D’après la lecture de huit ouvrages sur la pétrolière Exxon, David Kaiser et Lee Wasserman Rockerfeller Family Fund relatent comment la direction de la pétrolière a orienté le débat public jusqu’au point d’influencer le gouvernement américain à ne pas signer le protocole de Kyoto en 1998. Au fil des décennies, la stratégie a été de mettre l’emphase sur les incertitudes des conclusions scientifiques, créer une fausse contrepartie en exigeant des médias de tenir compte des deux positions, publier des avis dans la page d’éditorial du New York Times et faire de multiples pressions sur le gouvernement et le milieu scientifique.
Benni communi
Présidée par le juriste Stefano Rodotà, la commission créée en 2008 par le gouvernement du président italien, Romano Prodi a défini le « bien commun » de la façon suivante : choses dont dépendent l’exercice des droits fondamentaux et le libre développement de la personne, rapporte le Monde diplomatique de décembre. Par exemple, qualifier l’eau de « bien commun » signifie que tous doit y avoir accès. Ainsi, les juristes italiens ont substitué la propriété publique comme gardienne de l’intérêt général à l’État-providence. Toutefois, le changement de perspective exige davantage de participation citoyenne pour fonctionner.
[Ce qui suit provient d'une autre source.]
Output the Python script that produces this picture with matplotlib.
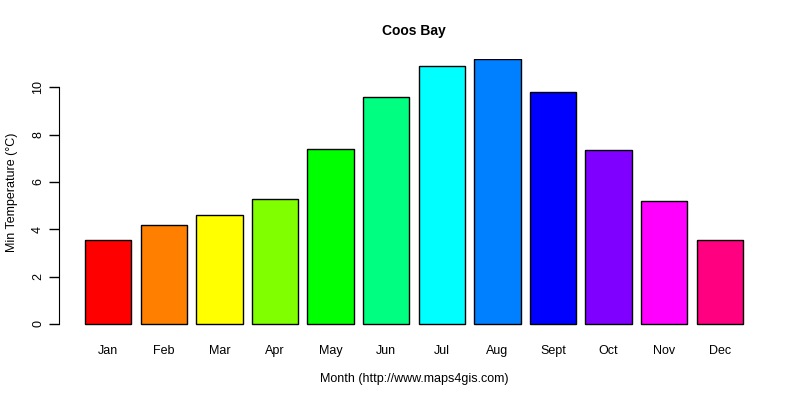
import matplotlib
matplotlib.use('Agg')
import matplotlib.pyplot as plt

plt.rcParams['font.family'] = ['Liberation Sans', 'DejaVu Sans']

# monthly minimum temperatures
months = ['Jan', 'Feb', 'Mar', 'Apr', 'May', 'Jun',
          'Jul', 'Aug', 'Sept', 'Oct', 'Nov', 'Dec']
min_temp = [3.55, 4.19, 4.61, 5.29, 7.41, 9.57,
            10.89, 11.19, 9.79, 7.33, 5.2, 3.55]
# R rainbow(12)
colors = ['#FF0000', '#FF8000', '#FFFF00', '#80FF00', '#00FF00', '#00FF80',
          '#00FFFF', '#0080FF', '#0000FF', '#8000FF', '#FF00FF', '#FF0080']
yticks = [0, 2, 4, 6, 8, 10]

fig = plt.figure(figsize=(8, 4), dpi=100)
ax = fig.add_axes([0.0734, 0.1835, 0.8882, 0.669])

# R barplot layout: width 1, space 0.2
x = [0.7 + 1.2 * i for i in range(len(months))]
ax.bar(x, min_temp, width=1.0, color=colors, edgecolor='black', linewidth=1)

ax.set_xlim(0.2 - 0.568, 14.4 + 0.568)
ax.set_ylim(-0.01 * max(min_temp), max(min_temp))

for side in ['top', 'right', 'bottom']:
    ax.spines[side].set_visible(False)
ax.spines['left'].set_bounds(0, 10)

ax.set_yticks(yticks)
ax.set_yticklabels([str(t) for t in yticks], rotation=90, va='center')
ax.tick_params(axis='y', length=7, width=1, pad=3.5, labelsize=9)

ax.set_xticks(x)
ax.set_xticklabels(months)
ax.tick_params(axis='x', length=0, pad=13.5, labelsize=9)

ax.set_ylabel('Min Temperature (°C)', fontsize=9, labelpad=10)
ax.set_xlabel('Month (http://www.maps4gis.com)', fontsize=9, labelpad=11.5)
ax.set_title('Coos Bay', fontsize=10, fontweight='bold', pad=17)

fig.savefig('out.png', dpi=100)
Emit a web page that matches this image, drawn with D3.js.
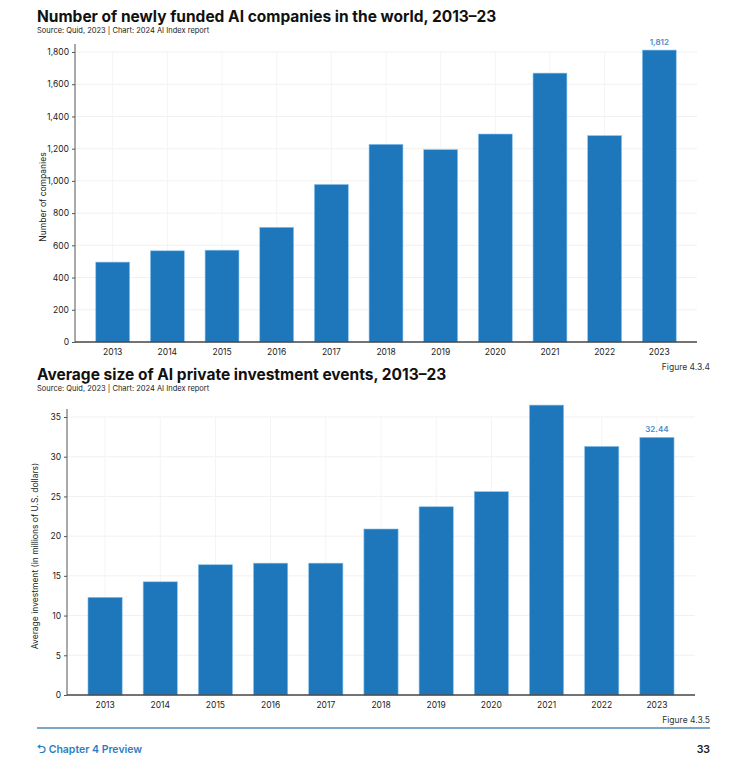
<!DOCTYPE html>
<html>
<head>
<meta charset="utf-8">
<script src="https://cdn.jsdelivr.net/npm/d3@7"></script>
<style>
  body { margin: 0; background: #fff; font-family: Inter, "Open Sans", sans-serif; }
</style>
</head>
<body>
<svg width="740" height="778"></svg>
<script>
// data
const years = ["2013","2014","2015","2016","2017","2018","2019","2020","2021","2022","2023"];
const companies = [496, 566, 570, 712, 978, 1227, 1194, 1291, 1669, 1281, 1812];
const avgInvestment = [12.3, 14.25, 16.4, 16.6, 16.6, 20.9, 23.7, 25.6, 36.5, 31.3, 32.44];
const companyTicks = [0, 200, 400, 600, 800, 1000, 1200, 1400, 1600, 1800];
const investTicks = [0, 5, 10, 15, 20, 25, 30, 35];

const svg = d3.select("svg");
const barColor = "#1f77bb";
const labelColor = "#4a8ac8";

// draws one bar chart panel
function drawPanel(opt) {
  const g = svg.append("g");
  g.append("text").attr("x", opt.titleX).attr("y", opt.titleY)
    .attr("font-size", 15.5).attr("font-weight", 700).attr("fill", "#111")
    .text(opt.title);
  g.append("text").attr("x", opt.titleX).attr("y", opt.titleY + 11)
    .attr("font-size", 7.5).attr("fill", "#222")
    .text("Source: Quid, 2023 | Chart: 2024 AI Index report");

  const x = d3.scaleBand().domain(years).range([opt.left, opt.right]).padding(0.38);
  const y = d3.scaleLinear().domain(opt.domain).range([opt.bottom, opt.top]);

  // faint gridlines
  g.selectAll(".grid").data(opt.ticks.slice(1)).join("line")
    .attr("x1", opt.left).attr("x2", opt.right)
    .attr("y1", d => y(d)).attr("y2", d => y(d))
    .attr("stroke", "#f1f1f1");
  g.selectAll(".vgrid").data(years).join("line")
    .attr("x1", d => x(d) + x.bandwidth() / 2).attr("x2", d => x(d) + x.bandwidth() / 2)
    .attr("y1", opt.top).attr("y2", opt.bottom)
    .attr("stroke", "#f4f4f4");

  g.selectAll(".bar").data(opt.values).join("rect")
    .attr("x", (d, i) => x(years[i]))
    .attr("y", d => y(d))
    .attr("width", x.bandwidth())
    .attr("height", d => opt.bottom - y(d))
    .attr("fill", barColor)
    .attr("stroke", "#8cc4ee").attr("stroke-width", 0.6);

  const last = opt.values.length - 1;
  g.append("text")
    .attr("x", x(years[last]) + x.bandwidth() / 2)
    .attr("y", y(opt.values[last]) - 5)
    .attr("text-anchor", "middle").attr("font-size", 8).attr("font-weight", 600)
    .attr("fill", labelColor).text(opt.labelFmt(opt.values[last]));

  const yAxis = g.append("g").attr("transform", `translate(${opt.left},0)`)
    .call(d3.axisLeft(y).tickValues(opt.ticks).tickFormat(d3.format(",")).tickSize(3).tickPadding(3));
  yAxis.select(".domain").attr("stroke", "#555").attr("d", `M0,${opt.bottom}V${opt.top - 8}`);
  yAxis.selectAll(".tick line").attr("stroke", "#555");
  yAxis.selectAll("text").attr("font-size", 8.5).attr("fill", "#222").attr("font-family", "Inter, sans-serif");

  const xAxis = g.append("g").attr("transform", `translate(0,${opt.bottom})`)
    .call(d3.axisBottom(x).tickSize(0).tickPadding(7));
  xAxis.select(".domain").attr("stroke", "#444").attr("stroke-width", 1.3)
    .attr("d", `M${opt.left},0H${opt.right}`);
  xAxis.selectAll("text").attr("font-size", 8.5).attr("fill", "#222").attr("font-family", "Inter, sans-serif");

  g.append("text")
    .attr("transform", `translate(${opt.left - 29},${(opt.top + opt.bottom) / 2}) rotate(-90)`)
    .attr("text-anchor", "middle").attr("font-size", 8.5).attr("fill", "#222")
    .text(opt.yLabel);

  g.append("text").attr("x", 710).attr("y", opt.bottom + 28)
    .attr("text-anchor", "end").attr("font-size", 8.5).attr("fill", "#333")
    .text(opt.figure);
}

drawPanel({
  title: "Number of newly funded AI companies in the world, 2013–23",
  titleX: 37, titleY: 22,
  left: 75, right: 697, top: 52, bottom: 342,
  domain: [0, 1800], ticks: companyTicks, values: companies,
  labelFmt: d3.format(","),
  yLabel: "Number of companies", figure: "Figure 4.3.4"
});

drawPanel({
  title: "Average size of AI private investment events, 2013–23",
  titleX: 37, titleY: 380,
  left: 67, right: 695, top: 417, bottom: 695,
  domain: [0, 35], ticks: investTicks, values: avgInvestment,
  labelFmt: d3.format(".2f"),
  yLabel: "Average investment (in millions of U.S. dollars)", figure: "Figure 4.3.5"
});

// page footer
svg.append("line").attr("x1", 37).attr("x2", 710).attr("y1", 728).attr("y2", 728)
  .attr("stroke", "#7aa7c4").attr("stroke-width", 2);
svg.append("text").attr("x", 37).attr("y", 753).attr("font-size", 10.5).attr("font-weight", 600)
  .attr("fill", "#2d7dbf").text("⮌ Chapter 4 Preview");
svg.append("text").attr("x", 710).attr("y", 753).attr("text-anchor", "end")
  .attr("font-size", 10.5).attr("font-weight", 600).attr("fill", "#222").text("33");
</script>
</body>
</html>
L’application de cette nouvelle définition du « bien commun » se complique avec une ressource comme le gaz naturel. Gazprom, souvent définie comme « l’État dans l’État » en Russie représente la principale source d’approvisionnement en gaz naturel de l’Union européenne (UE). Par un contrat de vingt à trente ans, le consommateur s’engage à acquérir chaque année une certaine quantité à un prix fixe et s’expose à une amende s’il n’acquiert pas la quantité prévue, rapporte le Monde diplomatique de mai 2015. L’Allemagne a renforcé et sécurisé son approvisionnement de gaz russe depuis 2000. Par contre, la Pologne et les pays baltes ayant une frontière commune avec la Russie ont cherché à diversifier leurs fournisseurs constatant le problème de l’approvisionnement en gaz naturel pendant les conflits ukrainiens de 2006 et de 2014.
Les trois gisements en territoire russe mis en service dans les années 1970-1980 arrivent à maturité, une phase de décroissance de la production va s’ensuivre, note la chercheuse au CNRS du laboratoire Pacte-Edden à l’Université Grenoble-Alpes, Catherine Locatelli.